* _Directive_
Write out the material exactly, leaving every picture behind.
***** Data
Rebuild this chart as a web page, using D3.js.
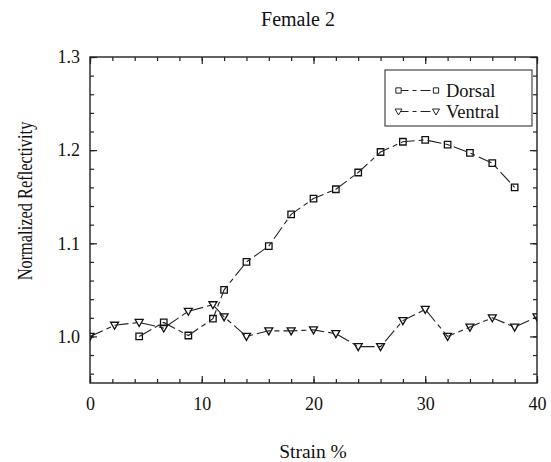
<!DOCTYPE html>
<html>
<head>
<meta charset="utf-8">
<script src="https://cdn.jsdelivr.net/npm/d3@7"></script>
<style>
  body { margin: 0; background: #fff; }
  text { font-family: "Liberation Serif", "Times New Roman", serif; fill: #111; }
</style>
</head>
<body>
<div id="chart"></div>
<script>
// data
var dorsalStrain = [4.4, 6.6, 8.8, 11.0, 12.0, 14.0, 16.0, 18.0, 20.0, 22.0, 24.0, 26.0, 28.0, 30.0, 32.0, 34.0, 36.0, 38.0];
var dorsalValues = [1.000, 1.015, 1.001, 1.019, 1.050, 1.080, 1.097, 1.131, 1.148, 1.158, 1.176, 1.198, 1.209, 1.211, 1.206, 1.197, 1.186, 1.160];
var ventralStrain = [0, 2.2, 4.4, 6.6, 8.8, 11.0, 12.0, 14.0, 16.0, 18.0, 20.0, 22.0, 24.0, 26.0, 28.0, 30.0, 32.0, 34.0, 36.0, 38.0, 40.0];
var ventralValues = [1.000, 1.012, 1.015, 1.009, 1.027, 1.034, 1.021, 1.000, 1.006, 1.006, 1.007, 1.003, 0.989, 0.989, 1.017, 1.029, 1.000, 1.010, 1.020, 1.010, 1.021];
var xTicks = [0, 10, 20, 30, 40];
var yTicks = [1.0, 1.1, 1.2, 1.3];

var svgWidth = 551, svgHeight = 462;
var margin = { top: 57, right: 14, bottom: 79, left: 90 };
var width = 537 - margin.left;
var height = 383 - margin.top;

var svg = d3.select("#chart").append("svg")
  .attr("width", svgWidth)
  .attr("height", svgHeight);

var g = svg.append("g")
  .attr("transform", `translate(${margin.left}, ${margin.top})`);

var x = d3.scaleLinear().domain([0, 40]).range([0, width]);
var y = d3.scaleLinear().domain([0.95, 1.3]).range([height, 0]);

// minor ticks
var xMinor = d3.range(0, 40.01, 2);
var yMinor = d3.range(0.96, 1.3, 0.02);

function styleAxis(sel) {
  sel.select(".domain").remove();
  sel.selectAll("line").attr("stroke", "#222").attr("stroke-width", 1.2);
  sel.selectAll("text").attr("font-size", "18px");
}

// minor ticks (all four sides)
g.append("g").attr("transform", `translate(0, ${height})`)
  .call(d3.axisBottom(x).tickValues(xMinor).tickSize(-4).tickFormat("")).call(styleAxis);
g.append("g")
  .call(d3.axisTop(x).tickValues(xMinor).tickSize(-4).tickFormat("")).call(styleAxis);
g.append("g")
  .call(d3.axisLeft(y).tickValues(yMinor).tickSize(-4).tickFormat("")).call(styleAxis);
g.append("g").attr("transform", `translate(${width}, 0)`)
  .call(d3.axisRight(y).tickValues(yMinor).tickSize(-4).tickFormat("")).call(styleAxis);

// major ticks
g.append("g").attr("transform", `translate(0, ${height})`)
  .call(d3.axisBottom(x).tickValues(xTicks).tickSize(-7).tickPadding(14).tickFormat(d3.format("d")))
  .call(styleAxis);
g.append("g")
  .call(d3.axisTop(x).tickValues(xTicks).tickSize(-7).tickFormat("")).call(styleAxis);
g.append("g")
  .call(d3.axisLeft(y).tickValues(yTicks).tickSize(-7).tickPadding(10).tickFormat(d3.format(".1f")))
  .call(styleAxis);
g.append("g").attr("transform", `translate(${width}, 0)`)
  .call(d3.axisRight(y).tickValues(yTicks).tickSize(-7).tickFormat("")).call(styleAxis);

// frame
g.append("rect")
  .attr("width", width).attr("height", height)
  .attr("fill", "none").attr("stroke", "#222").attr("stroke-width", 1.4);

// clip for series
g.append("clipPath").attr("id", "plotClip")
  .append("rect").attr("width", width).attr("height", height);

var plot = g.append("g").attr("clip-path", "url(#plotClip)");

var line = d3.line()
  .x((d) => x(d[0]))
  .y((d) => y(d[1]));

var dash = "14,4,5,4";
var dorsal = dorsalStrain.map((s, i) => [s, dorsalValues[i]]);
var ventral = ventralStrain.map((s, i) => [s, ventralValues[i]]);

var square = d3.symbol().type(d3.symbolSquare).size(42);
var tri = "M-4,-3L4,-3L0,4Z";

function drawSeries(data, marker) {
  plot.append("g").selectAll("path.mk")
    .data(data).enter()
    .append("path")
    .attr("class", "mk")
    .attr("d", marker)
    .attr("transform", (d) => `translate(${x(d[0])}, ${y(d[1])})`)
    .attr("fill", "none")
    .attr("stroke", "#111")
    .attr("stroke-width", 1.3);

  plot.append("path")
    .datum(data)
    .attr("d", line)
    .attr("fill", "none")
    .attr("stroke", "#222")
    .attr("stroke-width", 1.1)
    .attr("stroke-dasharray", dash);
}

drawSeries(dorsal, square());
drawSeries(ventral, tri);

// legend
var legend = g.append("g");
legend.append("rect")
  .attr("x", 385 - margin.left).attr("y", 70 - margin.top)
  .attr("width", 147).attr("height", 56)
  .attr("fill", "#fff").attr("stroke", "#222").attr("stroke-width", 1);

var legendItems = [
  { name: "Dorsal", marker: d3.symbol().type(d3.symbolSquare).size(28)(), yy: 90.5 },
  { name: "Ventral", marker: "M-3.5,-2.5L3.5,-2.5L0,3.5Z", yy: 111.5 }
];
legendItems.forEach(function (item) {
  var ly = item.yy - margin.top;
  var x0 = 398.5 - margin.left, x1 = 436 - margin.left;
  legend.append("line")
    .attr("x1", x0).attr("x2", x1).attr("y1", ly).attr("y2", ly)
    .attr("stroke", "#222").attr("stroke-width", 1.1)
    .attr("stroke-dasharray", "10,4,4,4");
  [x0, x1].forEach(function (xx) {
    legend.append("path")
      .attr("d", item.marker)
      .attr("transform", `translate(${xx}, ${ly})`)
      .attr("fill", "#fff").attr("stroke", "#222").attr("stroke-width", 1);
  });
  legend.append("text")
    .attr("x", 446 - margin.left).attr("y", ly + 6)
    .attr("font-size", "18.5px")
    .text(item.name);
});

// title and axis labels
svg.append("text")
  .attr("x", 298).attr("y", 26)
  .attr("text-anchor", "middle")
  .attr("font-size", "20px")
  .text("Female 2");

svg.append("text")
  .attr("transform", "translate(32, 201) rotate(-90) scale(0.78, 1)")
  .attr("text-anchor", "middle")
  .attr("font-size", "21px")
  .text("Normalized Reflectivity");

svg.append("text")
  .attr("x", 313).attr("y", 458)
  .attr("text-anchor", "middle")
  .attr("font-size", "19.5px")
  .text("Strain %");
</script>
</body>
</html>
**********
* _Exercise result_
Rebuild this chart as a web page, using D3.js.
<!DOCTYPE html>
<html>
<head>
<meta charset="utf-8">
<script src="https://cdn.jsdelivr.net/npm/d3@7"></script>
<style>
  body { margin: 0; background: #fff; }
  text { font-family: "Liberation Serif", "Times New Roman", serif; fill: #111; }
</style>
</head>
<body>
<div id="chart"></div>
<script>
// data
var dorsalStrain = [4.4, 6.6, 8.8, 11.0, 12.0, 14.0, 16.0, 18.0, 20.0, 22.0, 24.0, 26.0, 28.0, 30.0, 32.0, 34.0, 36.0, 38.0];
var dorsalValues = [1.000, 1.015, 1.001, 1.019, 1.050, 1.080, 1.097, 1.131, 1.148, 1.158, 1.176, 1.198, 1.209, 1.211, 1.206, 1.197, 1.186, 1.160];
var ventralStrain = [0, 2.2, 4.4, 6.6, 8.8, 11.0, 12.0, 14.0, 16.0, 18.0, 20.0, 22.0, 24.0, 26.0, 28.0, 30.0, 32.0, 34.0, 36.0, 38.0, 40.0];
var ventralValues = [1.000, 1.012, 1.015, 1.009, 1.027, 1.034, 1.021, 1.000, 1.006, 1.006, 1.007, 1.003, 0.989, 0.989, 1.017, 1.029, 1.000, 1.010, 1.020, 1.010, 1.021];
var xTicks = [0, 10, 20, 30, 40];
var yTicks = [1.0, 1.1, 1.2, 1.3];

var svgWidth = 551, svgHeight = 462;
var margin = { top: 57, right: 14, bottom: 79, left: 90 };
var width = 537 - margin.left;
var height = 383 - margin.top;

var svg = d3.select("#chart").append("svg")
  .attr("width", svgWidth)
  .attr("height", svgHeight);

var g = svg.append("g")
  .attr("transform", `translate(${margin.left}, ${margin.top})`);

var x = d3.scaleLinear().domain([0, 40]).range([0, width]);
var y = d3.scaleLinear().domain([0.95, 1.3]).range([height, 0]);

// minor ticks
var xMinor = d3.range(0, 40.01, 2);
var yMinor = d3.range(0.96, 1.3, 0.02);

function styleAxis(sel) {
  sel.select(".domain").remove();
  sel.selectAll("line").attr("stroke", "#222").attr("stroke-width", 1.2);
  sel.selectAll("text").attr("font-size", "18px");
}

// minor ticks (all four sides)
g.append("g").attr("transform", `translate(0, ${height})`)
  .call(d3.axisBottom(x).tickValues(xMinor).tickSize(-4).tickFormat("")).call(styleAxis);
g.append("g")
  .call(d3.axisTop(x).tickValues(xMinor).tickSize(-4).tickFormat("")).call(styleAxis);
g.append("g")
  .call(d3.axisLeft(y).tickValues(yMinor).tickSize(-4).tickFormat("")).call(styleAxis);
g.append("g").attr("transform", `translate(${width}, 0)`)
  .call(d3.axisRight(y).tickValues(yMinor).tickSize(-4).tickFormat("")).call(styleAxis);

// major ticks
g.append("g").attr("transform", `translate(0, ${height})`)
  .call(d3.axisBottom(x).tickValues(xTicks).tickSize(-7).tickPadding(14).tickFormat(d3.format("d")))
  .call(styleAxis);
g.append("g")
  .call(d3.axisTop(x).tickValues(xTicks).tickSize(-7).tickFormat("")).call(styleAxis);
g.append("g")
  .call(d3.axisLeft(y).tickValues(yTicks).tickSize(-7).tickPadding(10).tickFormat(d3.format(".1f")))
  .call(styleAxis);
g.append("g").attr("transform", `translate(${width}, 0)`)
  .call(d3.axisRight(y).tickValues(yTicks).tickSize(-7).tickFormat("")).call(styleAxis);

// frame
g.append("rect")
  .attr("width", width).attr("height", height)
  .attr("fill", "none").attr("stroke", "#222").attr("stroke-width", 1.4);

// clip for series
g.append("clipPath").attr("id", "plotClip")
  .append("rect").attr("width", width).attr("height", height);

var plot = g.append("g").attr("clip-path", "url(#plotClip)");

var line = d3.line()
  .x((d) => x(d[0]))
  .y((d) => y(d[1]));

var dash = "14,4,5,4";
var dorsal = dorsalStrain.map((s, i) => [s, dorsalValues[i]]);
var ventral = ventralStrain.map((s, i) => [s, ventralValues[i]]);

var square = d3.symbol().type(d3.symbolSquare).size(42);
var tri = "M-4,-3L4,-3L0,4Z";

function drawSeries(data, marker) {
  plot.append("g").selectAll("path.mk")
    .data(data).enter()
    .append("path")
    .attr("class", "mk")
    .attr("d", marker)
    .attr("transform", (d) => `translate(${x(d[0])}, ${y(d[1])})`)
    .attr("fill", "none")
    .attr("stroke", "#111")
    .attr("stroke-width", 1.3);

  plot.append("path")
    .datum(data)
    .attr("d", line)
    .attr("fill", "none")
    .attr("stroke", "#222")
    .attr("stroke-width", 1.1)
    .attr("stroke-dasharray", dash);
}

drawSeries(dorsal, square());
drawSeries(ventral, tri);

// legend
var legend = g.append("g");
legend.append("rect")
  .attr("x", 385 - margin.left).attr("y", 70 - margin.top)
  .attr("width", 147).attr("height", 56)
  .attr("fill", "#fff").attr("stroke", "#222").attr("stroke-width", 1);

var legendItems = [
  { name: "Dorsal", marker: d3.symbol().type(d3.symbolSquare).size(28)(), yy: 90.5 },
  { name: "Ventral", marker: "M-3.5,-2.5L3.5,-2.5L0,3.5Z", yy: 111.5 }
];
legendItems.forEach(function (item) {
  var ly = item.yy - margin.top;
  var x0 = 398.5 - margin.left, x1 = 436 - margin.left;
  legend.append("line")
    .attr("x1", x0).attr("x2", x1).attr("y1", ly).attr("y2", ly)
    .attr("stroke", "#222").attr("stroke-width", 1.1)
    .attr("stroke-dasharray", "10,4,4,4");
  [x0, x1].forEach(function (xx) {
    legend.append("path")
      .attr("d", item.marker)
      .attr("transform", `translate(${xx}, ${ly})`)
      .attr("fill", "#fff").attr("stroke", "#222").attr("stroke-width", 1);
  });
  legend.append("text")
    .attr("x", 446 - margin.left).attr("y", ly + 6)
    .attr("font-size", "18.5px")
    .text(item.name);
});

// title and axis labels
svg.append("text")
  .attr("x", 298).attr("y", 26)
  .attr("text-anchor", "middle")
  .attr("font-size", "20px")
  .text("Female 2");

svg.append("text")
  .attr("transform", "translate(32, 201) rotate(-90) scale(0.78, 1)")
  .attr("text-anchor", "middle")
  .attr("font-size", "21px")
  .text("Normalized Reflectivity");

svg.append("text")
  .attr("x", 313).attr("y", 458)
  .attr("text-anchor", "middle")
  .attr("font-size", "19.5px")
  .text("Strain %");
</script>
</body>
</html>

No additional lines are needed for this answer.